In the 1950s, the big push in this country was to build an interstate highway network that would speed transportation and stimulate economic growth.
Now there's another kind of network on the horizon that promises to be as important as the one that carries trucks and cars. It will carry information.
Considering the highly developed state of the nation's communications systems, it may seem surprising to say that an information network is needed. The network in question, however, is one that would tie together vast numbers of computers and their scientific data and do it in a manner that will spur the pace of technological advancement.
Computer networks have existed since the 1960s, but, as Sam Fuller, vice president for research at Digital Equipment, puts it, "We have a bunch of dirt roads and one or two highly publicized 20-mile segments."
Hopefully, this system won't require the massive appropriations and tax revenues that were required to build the superhighways. In fact, there's a reasonable chance it will be done largely with funds from private industry.
An effort to develop such a network has been launched by Robert Kahn, who until last fall was director of the office of information processing techniques at the Defense Advanced Research Projects Agency (DARPA). The agency, under Kahn's influence, sponsored some of the pioneering work in computer networking, making it possible for research organizations to interact with each other electronically.
Kahn has created the nonprofit Corporation for National Research Initiatives with the goal of getting major U.S. companies to fund development of a highly sophisticated system to share scientific information among corporate and other research groups so that each could build on the others' knowledge. So far, he has received $500,000 from Digital and a similar sum from Xerox to start the ball rolling.
There are three parts to the Kahn proposal. The first job is to build a knowledge bank with the latest in scientific data. The bank would permit someone doing research in, say, organic chemistry, to have access to the latest work in that field done by others.
But Kahn wants to go further. It's fine to have the Einstein theory of relativity in the bank, but what's needed is to be able to retrieve knowledge, not just what's been published. In short, over many years, Kahn hopes to get into computer memories the very thought processes that go into developing such theories. "We need to find a way to codify this knowledge," he explains.
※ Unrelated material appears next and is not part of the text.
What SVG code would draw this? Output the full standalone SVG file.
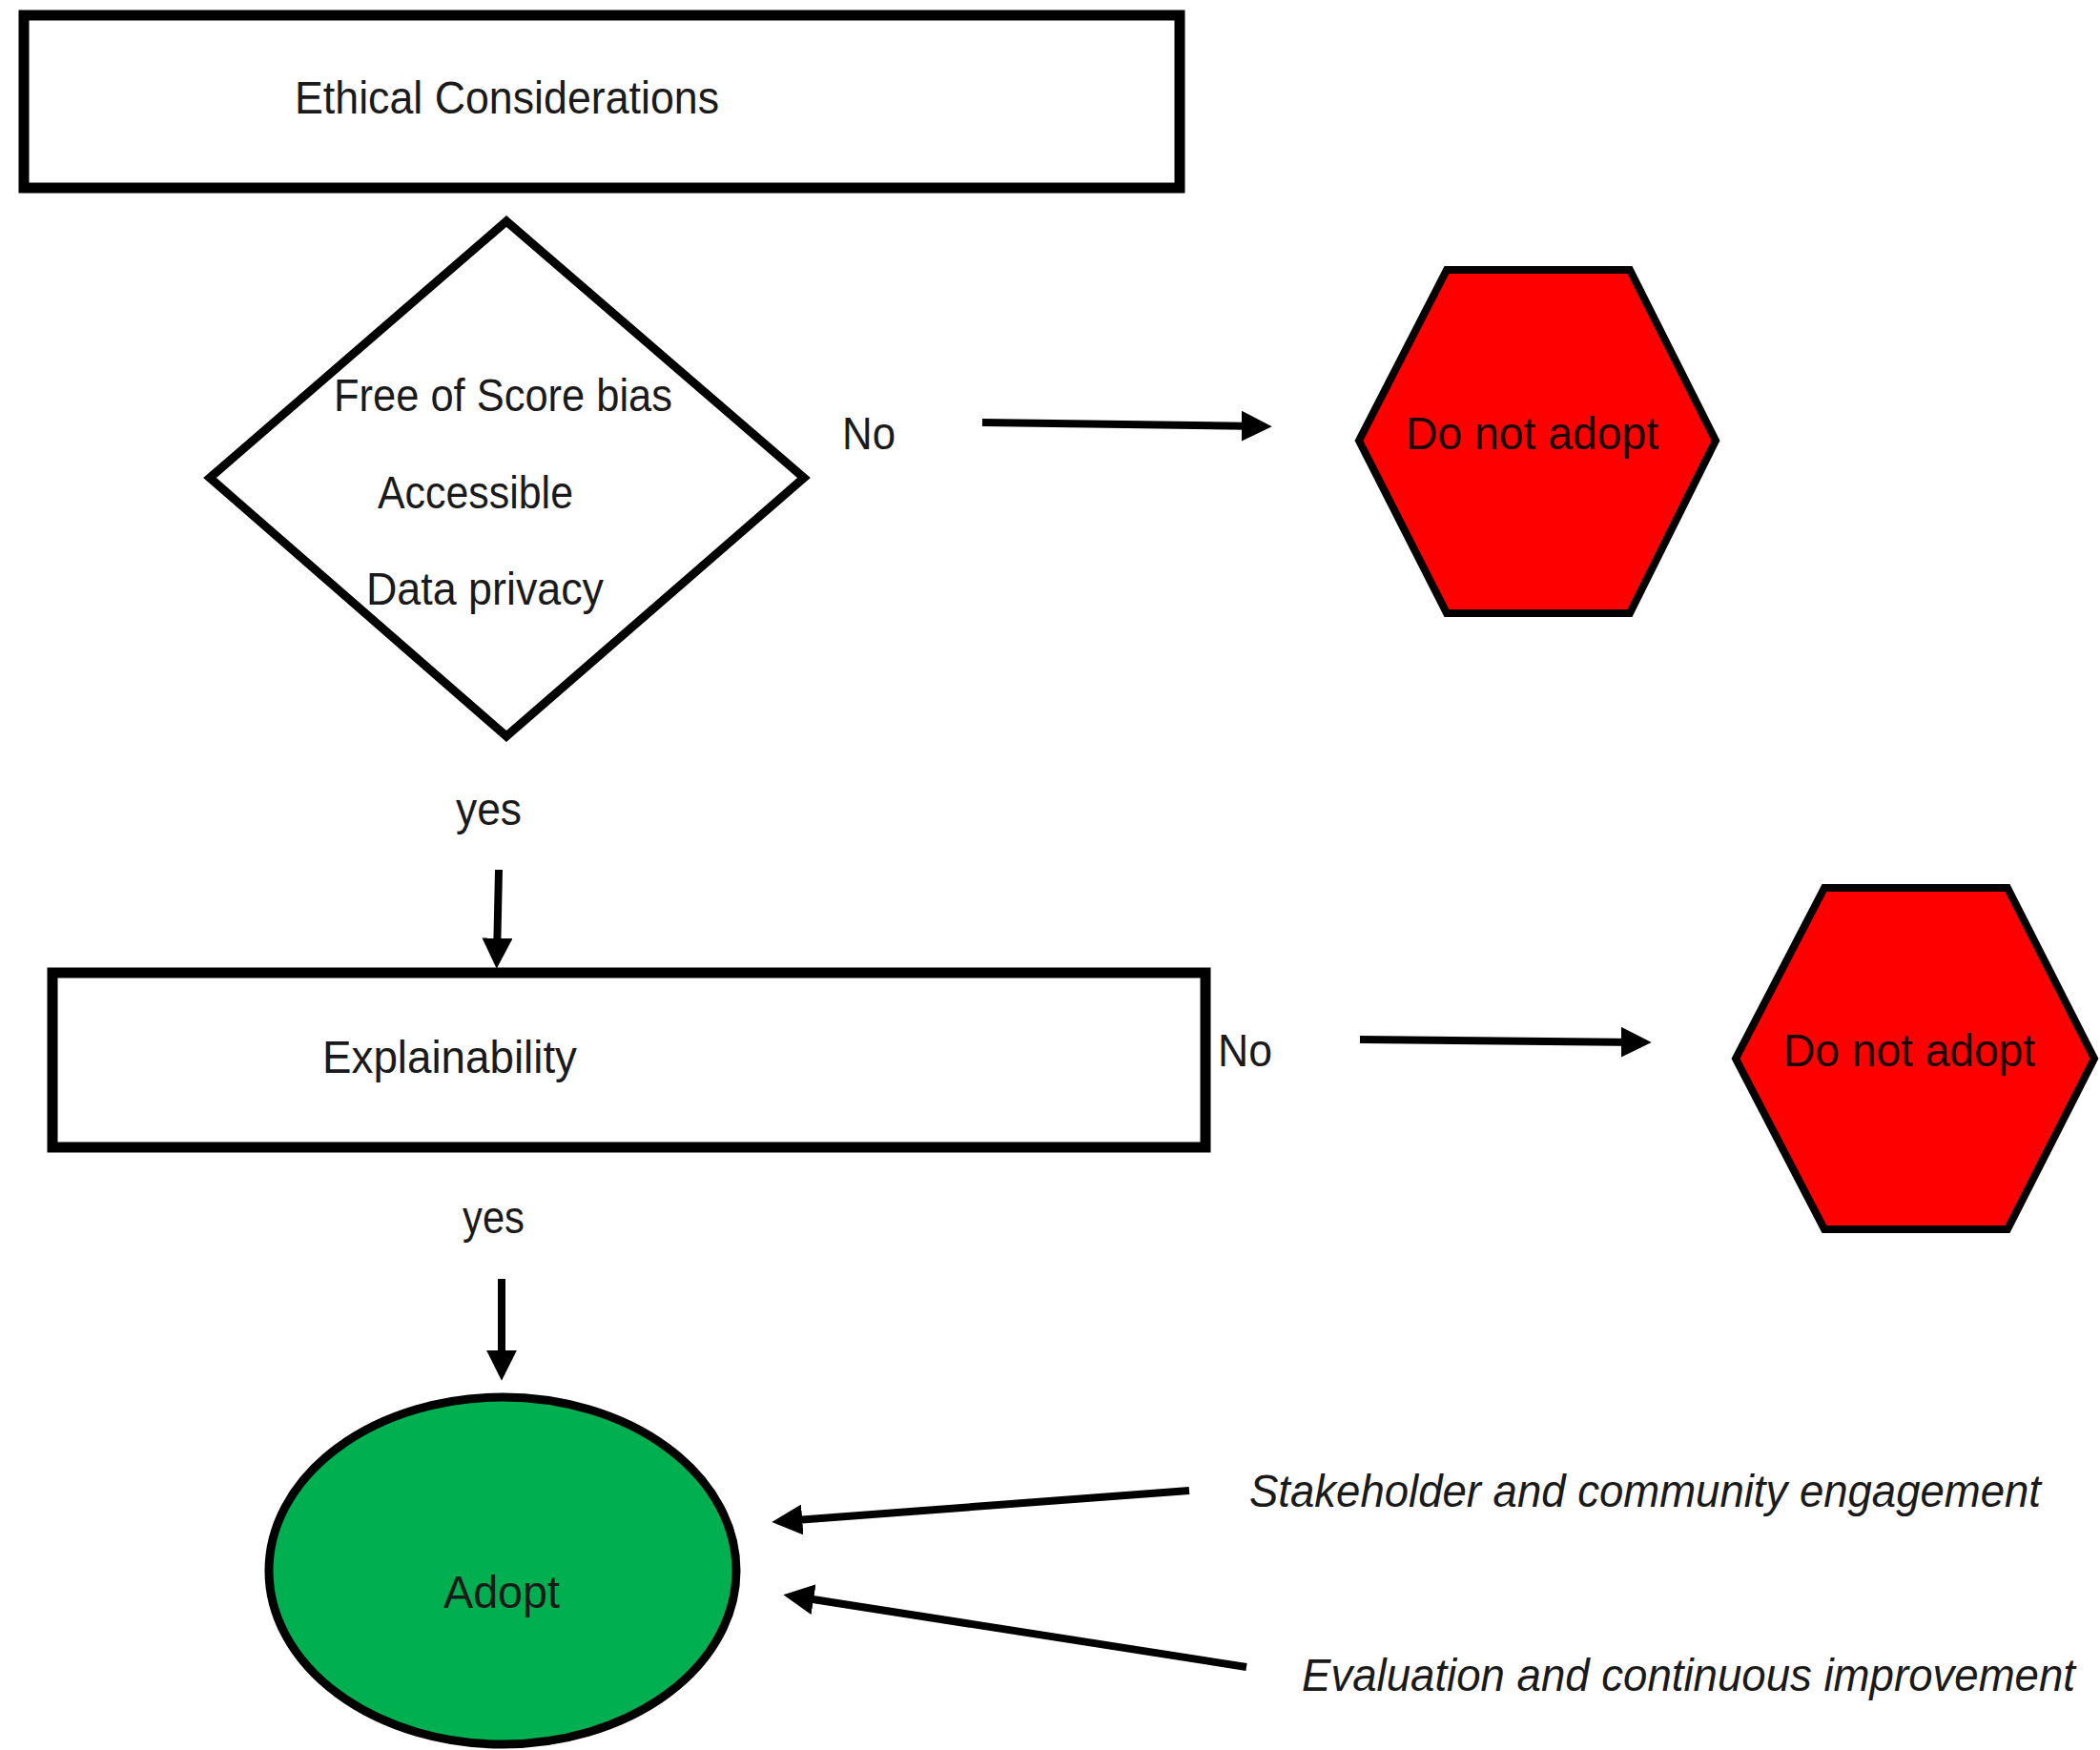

As this information builds up in the knowledge bank, the next step would be to devise ways to make it available electronically to research organizations across the country. Finally, there would be an effort to turn the system into a marketplace through which users would purchase technological information electronically, vastly simplifying the marketing and purchasing of this material. Companies would be able to move much faster as technology changes.
Why should companies be willing to fund a nonprofit effort when the information will be available to everybody?
Fuller of Digital sees clear advantages. Building such a network in the Unitied States should help make the computer electronics industry here more competitive with the rest of the world. It should make those companies involved most intimately in the development of the system more aware of the components markets that may be created as a result.
"We need to build a better electronics infrastructure in this nation if we're going to remain a competitive force in the world," he adds. Digital itself has an internal network tying together about 4,000 locations. "If we could extend our internal network so we could talk to customers and others on the same basis, it would be a major step."
Fuller also points out that just getting rid of the paper shuffling in research operations would be a big help. "My office is still filled with paper messages--we have a long way to go," he says.
The Kahn effort will require a decade or two to succeed. It's important that it is starting now.